*DIRECTIONS:*
Copy out exactly the lines spanning the line with "Emit a web page" to the line with "var myChart = echarts.init(document.getElementById('main'));", inclusive, from the data underneath, with no pictures.

*DATA EXTRACT:*
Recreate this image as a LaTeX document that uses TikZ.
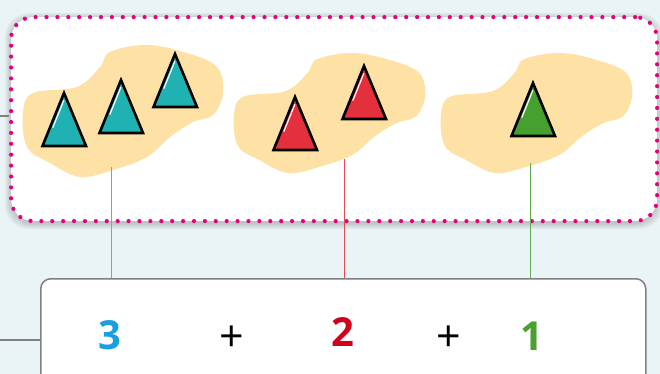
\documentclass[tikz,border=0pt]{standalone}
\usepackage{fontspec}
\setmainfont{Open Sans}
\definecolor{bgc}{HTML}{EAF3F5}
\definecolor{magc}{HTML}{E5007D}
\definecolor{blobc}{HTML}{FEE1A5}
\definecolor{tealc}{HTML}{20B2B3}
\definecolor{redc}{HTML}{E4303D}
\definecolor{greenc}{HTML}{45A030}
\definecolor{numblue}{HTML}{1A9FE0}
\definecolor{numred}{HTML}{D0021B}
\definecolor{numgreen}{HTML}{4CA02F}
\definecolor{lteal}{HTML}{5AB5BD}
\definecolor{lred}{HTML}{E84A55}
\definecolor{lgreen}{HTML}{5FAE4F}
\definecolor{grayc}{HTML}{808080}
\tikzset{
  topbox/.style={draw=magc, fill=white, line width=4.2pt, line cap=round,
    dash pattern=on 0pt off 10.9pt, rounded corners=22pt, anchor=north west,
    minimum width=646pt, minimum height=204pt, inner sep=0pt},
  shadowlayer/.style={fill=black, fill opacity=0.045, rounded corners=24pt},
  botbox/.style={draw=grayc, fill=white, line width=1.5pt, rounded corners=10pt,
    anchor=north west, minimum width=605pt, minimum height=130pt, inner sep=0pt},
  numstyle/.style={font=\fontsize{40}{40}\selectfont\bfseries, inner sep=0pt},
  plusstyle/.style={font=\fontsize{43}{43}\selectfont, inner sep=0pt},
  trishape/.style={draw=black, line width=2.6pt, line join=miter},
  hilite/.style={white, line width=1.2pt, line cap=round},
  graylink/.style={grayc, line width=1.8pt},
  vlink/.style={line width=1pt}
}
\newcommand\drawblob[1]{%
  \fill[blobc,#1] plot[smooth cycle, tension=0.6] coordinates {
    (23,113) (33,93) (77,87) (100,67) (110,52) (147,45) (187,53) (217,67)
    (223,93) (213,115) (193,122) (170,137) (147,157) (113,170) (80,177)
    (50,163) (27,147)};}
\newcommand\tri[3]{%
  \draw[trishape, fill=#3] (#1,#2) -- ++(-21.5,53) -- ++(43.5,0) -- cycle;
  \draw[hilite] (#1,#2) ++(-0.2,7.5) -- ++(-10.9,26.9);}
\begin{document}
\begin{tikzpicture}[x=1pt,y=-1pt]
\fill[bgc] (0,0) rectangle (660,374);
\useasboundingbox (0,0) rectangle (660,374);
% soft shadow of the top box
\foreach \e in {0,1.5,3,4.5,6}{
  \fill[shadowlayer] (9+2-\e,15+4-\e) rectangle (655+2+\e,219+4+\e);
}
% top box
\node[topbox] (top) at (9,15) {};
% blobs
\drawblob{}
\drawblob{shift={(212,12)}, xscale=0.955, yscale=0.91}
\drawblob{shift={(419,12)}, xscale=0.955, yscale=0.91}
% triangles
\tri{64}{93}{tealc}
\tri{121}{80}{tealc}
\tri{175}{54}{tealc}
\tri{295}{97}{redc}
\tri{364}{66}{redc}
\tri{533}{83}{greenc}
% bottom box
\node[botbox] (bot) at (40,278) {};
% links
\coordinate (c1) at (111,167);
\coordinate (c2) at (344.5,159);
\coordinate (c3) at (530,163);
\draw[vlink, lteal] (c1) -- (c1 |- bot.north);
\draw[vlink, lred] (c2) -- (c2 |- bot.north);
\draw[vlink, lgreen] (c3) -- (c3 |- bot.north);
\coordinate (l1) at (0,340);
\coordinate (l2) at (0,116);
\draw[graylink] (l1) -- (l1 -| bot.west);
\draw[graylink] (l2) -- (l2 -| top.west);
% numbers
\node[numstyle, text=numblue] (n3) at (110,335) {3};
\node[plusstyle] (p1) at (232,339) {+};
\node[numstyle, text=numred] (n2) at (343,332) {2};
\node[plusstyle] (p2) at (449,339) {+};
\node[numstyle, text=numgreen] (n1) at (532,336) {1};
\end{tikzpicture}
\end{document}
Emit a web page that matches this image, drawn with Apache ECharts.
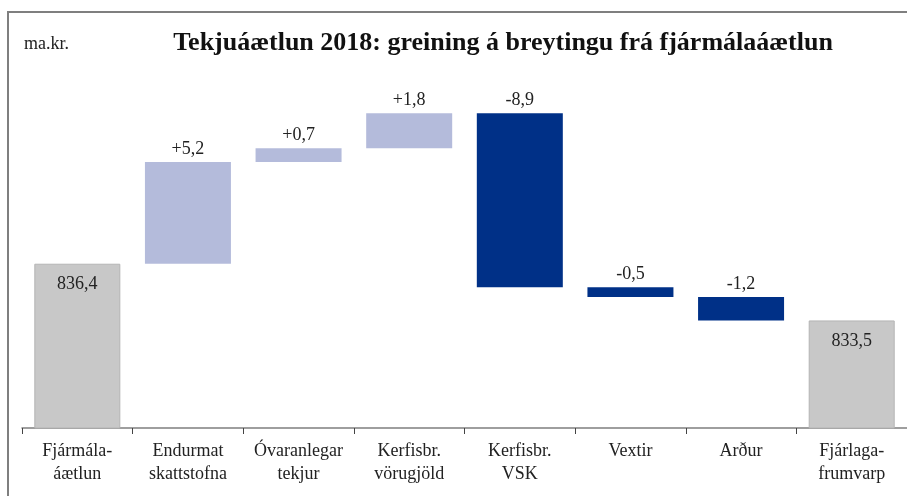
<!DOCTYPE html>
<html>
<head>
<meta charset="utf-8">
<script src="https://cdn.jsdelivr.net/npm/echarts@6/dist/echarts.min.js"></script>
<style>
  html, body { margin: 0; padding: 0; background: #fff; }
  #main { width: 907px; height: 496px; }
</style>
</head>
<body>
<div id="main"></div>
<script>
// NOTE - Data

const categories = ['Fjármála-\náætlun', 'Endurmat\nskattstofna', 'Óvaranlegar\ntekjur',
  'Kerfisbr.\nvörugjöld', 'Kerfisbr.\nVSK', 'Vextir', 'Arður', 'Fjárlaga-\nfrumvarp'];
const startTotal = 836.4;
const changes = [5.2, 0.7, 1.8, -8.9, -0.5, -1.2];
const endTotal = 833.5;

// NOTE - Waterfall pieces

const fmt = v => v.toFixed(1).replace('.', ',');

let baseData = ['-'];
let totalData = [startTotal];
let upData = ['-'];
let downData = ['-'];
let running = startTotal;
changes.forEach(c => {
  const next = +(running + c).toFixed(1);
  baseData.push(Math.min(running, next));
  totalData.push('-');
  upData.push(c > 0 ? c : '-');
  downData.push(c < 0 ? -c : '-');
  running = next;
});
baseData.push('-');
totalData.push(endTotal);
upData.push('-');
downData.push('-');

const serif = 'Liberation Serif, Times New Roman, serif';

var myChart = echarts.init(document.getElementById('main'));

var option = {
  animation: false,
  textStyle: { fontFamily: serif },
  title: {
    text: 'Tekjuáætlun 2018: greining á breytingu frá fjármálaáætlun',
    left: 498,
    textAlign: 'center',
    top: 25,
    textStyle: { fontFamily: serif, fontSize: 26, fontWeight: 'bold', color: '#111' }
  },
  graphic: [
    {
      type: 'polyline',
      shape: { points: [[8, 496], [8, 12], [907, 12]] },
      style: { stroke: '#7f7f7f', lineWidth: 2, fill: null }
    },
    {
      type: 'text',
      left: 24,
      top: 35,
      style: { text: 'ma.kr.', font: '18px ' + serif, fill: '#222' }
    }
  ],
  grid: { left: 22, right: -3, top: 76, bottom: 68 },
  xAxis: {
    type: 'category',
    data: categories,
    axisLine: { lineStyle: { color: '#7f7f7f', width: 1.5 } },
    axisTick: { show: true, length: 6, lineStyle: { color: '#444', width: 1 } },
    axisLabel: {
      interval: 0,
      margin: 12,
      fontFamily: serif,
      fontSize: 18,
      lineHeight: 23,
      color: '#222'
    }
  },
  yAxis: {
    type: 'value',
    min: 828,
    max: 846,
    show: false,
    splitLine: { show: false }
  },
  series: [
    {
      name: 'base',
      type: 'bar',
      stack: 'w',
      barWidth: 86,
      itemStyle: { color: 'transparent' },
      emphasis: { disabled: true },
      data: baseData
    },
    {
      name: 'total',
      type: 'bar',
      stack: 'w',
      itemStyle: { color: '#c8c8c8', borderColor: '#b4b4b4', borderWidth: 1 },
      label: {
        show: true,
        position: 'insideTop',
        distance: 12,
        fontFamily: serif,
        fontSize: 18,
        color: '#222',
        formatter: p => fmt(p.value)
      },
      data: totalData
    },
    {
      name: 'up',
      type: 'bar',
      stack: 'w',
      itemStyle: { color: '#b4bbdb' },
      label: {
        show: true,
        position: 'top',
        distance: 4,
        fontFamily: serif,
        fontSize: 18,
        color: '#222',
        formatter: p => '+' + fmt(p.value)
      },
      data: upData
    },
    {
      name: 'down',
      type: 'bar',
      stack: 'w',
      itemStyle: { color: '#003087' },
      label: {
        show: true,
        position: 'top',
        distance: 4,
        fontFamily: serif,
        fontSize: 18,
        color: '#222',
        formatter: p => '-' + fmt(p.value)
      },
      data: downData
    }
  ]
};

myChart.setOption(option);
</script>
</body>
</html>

*TASK SOLUTION:*
Emit a web page that matches this image, drawn with Apache ECharts.
<!DOCTYPE html>
<html>
<head>
<meta charset="utf-8">
<script src="https://cdn.jsdelivr.net/npm/echarts@6/dist/echarts.min.js"></script>
<style>
  html, body { margin: 0; padding: 0; background: #fff; }
  #main { width: 907px; height: 496px; }
</style>
</head>
<body>
<div id="main"></div>
<script>
// NOTE - Data

const categories = ['Fjármála-\náætlun', 'Endurmat\nskattstofna', 'Óvaranlegar\ntekjur',
  'Kerfisbr.\nvörugjöld', 'Kerfisbr.\nVSK', 'Vextir', 'Arður', 'Fjárlaga-\nfrumvarp'];
const startTotal = 836.4;
const changes = [5.2, 0.7, 1.8, -8.9, -0.5, -1.2];
const endTotal = 833.5;

// NOTE - Waterfall pieces

const fmt = v => v.toFixed(1).replace('.', ',');

let baseData = ['-'];
let totalData = [startTotal];
let upData = ['-'];
let downData = ['-'];
let running = startTotal;
changes.forEach(c => {
  const next = +(running + c).toFixed(1);
  baseData.push(Math.min(running, next));
  totalData.push('-');
  upData.push(c > 0 ? c : '-');
  downData.push(c < 0 ? -c : '-');
  running = next;
});
baseData.push('-');
totalData.push(endTotal);
upData.push('-');
downData.push('-');

const serif = 'Liberation Serif, Times New Roman, serif';

var myChart = echarts.init(document.getElementById('main'));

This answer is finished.